The study, said Dr. Dan Romer, research director at the University of Pennsylvania’s Annenberg Public Policy Center, is “kind of confusing.”

Romer, who worked on various suicide reporting guidelines, said that the two subjects are less similar than they may seem. “Suicides are very different animal. Most suicides are at home. Private, no one knows what’s going on. They’re not covered very much, unless it’s a celebrity or someone well known,” he said. “Public suicides, those get covered, and so it’s a very different phenomenon.”

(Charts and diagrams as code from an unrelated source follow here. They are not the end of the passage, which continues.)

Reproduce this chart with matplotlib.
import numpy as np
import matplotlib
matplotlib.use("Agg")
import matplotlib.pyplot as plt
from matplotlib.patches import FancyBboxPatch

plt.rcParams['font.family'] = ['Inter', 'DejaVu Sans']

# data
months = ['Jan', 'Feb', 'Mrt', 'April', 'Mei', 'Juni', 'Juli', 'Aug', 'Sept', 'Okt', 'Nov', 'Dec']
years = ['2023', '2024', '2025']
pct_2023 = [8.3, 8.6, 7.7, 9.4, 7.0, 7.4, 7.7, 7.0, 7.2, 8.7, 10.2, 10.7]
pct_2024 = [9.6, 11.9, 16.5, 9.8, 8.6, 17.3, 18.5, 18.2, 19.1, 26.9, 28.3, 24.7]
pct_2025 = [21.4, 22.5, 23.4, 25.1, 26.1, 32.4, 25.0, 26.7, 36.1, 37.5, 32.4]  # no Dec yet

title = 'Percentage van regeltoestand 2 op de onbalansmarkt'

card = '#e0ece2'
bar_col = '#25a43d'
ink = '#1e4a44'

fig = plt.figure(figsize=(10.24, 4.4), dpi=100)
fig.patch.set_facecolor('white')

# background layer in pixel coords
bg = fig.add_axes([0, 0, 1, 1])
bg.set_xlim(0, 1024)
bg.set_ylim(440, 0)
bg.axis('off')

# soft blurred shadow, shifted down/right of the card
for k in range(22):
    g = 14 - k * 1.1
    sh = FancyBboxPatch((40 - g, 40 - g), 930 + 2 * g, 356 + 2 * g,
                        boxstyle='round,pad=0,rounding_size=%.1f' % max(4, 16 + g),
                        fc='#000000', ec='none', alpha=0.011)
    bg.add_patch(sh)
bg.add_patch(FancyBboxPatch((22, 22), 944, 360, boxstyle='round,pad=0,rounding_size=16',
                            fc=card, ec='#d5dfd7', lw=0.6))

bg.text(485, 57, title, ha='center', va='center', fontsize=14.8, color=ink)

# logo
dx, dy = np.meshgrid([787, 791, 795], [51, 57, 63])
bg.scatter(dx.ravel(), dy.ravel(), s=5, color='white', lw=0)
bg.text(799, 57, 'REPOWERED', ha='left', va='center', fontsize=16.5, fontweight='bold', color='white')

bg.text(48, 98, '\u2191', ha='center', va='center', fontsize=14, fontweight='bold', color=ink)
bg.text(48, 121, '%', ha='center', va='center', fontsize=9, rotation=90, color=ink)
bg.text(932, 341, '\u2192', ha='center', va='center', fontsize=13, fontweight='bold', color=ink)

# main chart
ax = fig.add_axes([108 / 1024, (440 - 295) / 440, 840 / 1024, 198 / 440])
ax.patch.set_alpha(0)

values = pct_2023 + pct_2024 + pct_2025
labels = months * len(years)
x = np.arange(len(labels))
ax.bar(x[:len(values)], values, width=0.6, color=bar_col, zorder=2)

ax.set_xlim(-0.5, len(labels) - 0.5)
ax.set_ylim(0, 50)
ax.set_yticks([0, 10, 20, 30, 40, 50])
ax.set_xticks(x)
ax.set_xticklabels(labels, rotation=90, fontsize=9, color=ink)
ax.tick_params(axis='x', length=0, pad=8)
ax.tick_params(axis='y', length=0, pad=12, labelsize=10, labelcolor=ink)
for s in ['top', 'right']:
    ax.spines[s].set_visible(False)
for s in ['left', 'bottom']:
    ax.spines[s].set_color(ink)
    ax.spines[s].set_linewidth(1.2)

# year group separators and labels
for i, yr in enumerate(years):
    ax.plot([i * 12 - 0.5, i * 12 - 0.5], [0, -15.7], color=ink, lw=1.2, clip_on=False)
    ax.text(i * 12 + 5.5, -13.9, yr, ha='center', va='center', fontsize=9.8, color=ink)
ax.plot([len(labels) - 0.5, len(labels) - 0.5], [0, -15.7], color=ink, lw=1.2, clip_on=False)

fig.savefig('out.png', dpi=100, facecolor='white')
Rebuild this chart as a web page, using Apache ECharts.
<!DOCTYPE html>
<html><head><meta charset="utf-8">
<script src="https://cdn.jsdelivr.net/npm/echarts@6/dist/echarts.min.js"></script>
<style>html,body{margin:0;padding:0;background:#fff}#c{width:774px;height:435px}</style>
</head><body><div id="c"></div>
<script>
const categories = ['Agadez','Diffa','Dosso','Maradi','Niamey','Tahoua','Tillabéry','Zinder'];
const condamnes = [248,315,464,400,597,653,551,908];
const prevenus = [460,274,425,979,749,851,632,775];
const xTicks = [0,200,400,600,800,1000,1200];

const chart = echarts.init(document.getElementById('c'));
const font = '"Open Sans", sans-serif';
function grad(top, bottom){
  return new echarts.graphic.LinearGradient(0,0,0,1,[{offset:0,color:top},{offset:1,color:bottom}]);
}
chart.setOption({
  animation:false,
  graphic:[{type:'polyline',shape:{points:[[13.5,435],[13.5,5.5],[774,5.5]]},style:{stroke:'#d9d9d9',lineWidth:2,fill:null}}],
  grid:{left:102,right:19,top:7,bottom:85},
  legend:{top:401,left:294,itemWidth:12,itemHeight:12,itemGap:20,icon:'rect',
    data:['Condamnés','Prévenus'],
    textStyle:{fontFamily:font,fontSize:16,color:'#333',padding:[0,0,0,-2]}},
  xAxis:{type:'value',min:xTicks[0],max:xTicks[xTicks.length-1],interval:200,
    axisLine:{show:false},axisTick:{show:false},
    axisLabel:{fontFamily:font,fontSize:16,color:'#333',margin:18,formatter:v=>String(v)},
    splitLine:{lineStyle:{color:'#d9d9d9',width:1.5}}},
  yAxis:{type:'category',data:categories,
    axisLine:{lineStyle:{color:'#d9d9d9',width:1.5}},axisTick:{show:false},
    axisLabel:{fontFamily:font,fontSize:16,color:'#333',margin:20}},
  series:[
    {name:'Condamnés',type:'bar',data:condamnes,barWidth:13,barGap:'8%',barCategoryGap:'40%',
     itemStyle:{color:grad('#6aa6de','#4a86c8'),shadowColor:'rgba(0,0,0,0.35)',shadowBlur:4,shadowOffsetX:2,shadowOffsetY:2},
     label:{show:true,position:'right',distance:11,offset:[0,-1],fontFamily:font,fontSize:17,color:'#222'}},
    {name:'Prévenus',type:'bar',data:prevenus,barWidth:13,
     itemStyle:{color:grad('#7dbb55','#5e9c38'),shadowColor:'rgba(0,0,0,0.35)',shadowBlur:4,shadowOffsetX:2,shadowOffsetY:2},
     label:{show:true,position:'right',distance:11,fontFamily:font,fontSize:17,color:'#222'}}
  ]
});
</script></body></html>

He pointed to a contradiction in victims’ responses in Beard’s study. “It says that victims of gun violence feel neglected and ignored. But at the same time, it says, ‘We don’t want to be featured or our faces as shown on TV because that’s a danger for us.’ So I think the message is kind of mixed as to what seems to be more focused on television than newspapers,” he said. He added that TV reporting may be the hardest to change, because “they just don’t spend time on anything,” often focusing on episodic reporting that fills a news hole, as opposed to newspapers, where coverage can be more thematic. He said he wished that the report specified how survivors felt about each medium.

Other experts saw more overlap. Charles Branas, who chairs the Epidemiology Department and directs the CDC Center for Injury Science and Prevention at Columbia University’s Mailman School of Public Health, has worked on studies about suicides and news reporting. 

“I wish [reporters] would elevate the need to address those [everyday] shootings the same way they seem to [give] preference to these mass shootings,” he said. “But by the same token, I can see how those day-to-day-shootings, if they were elevated and brought forward in the news cycle, that misreporting of them could really become a problem. Just like it has for suicide.”

Rod Hicks, director of equity and diversity for the Society of Professional Journalists, had a different perspective. “Beard’s research is good, but there is enough anecdotal evidence that any journalist could look at and see that there needs to be change in how we cover crime,” he said.

Empirical evidence, Hicks said, often drives change in newsrooms. “I don’t think that this [report] is going to be enough to satisfy them,” he added. “But my question is, do you really need empirical evidence? I don’t think that you do.”

Emerging solutions

The study suggests some potential fixes, like including victims’ voices in news reports and replacing episodic crime reporting with deeper stories. It also suggests omitting specific information about an injured victim’s clinical condition — like the number and location of bullet rounds — and, for safety reasons, about their location, like the name of the hospital they’re in. The report also suggests that news outlets limit videos that depict graphic violence, and challenges journalists to focus on the response to the problem and evaluate the evidence of any one solution’s impact.

MacMillan acknowledged that some journalists are already trying to find better ways. “It’s the ratio of harmful reporting to helpful reporting that we’re concerned with,” he said.

One suggestion, Hicks said, is considering how any story “will be viewed by the public and how it will be viewed by the victims of crime.”

Already, organizations like SPJ create guidelines to help newsrooms adhere to high ethical standards. “Ethical journalism treats sources, subjects, colleagues, and members of the public as human beings deserving of respect. That’s already there. In the code of ethics,” Hicks said. “Do we need a reason to be more compassionate in coverage of crime victims?”

Beard would say yes. “Even with all the very best, the most ethical, the most empathetic reporting that we have about firearm injury survivors and firearm violence in Philadelphia, there’s still the potential for harmful reporting.”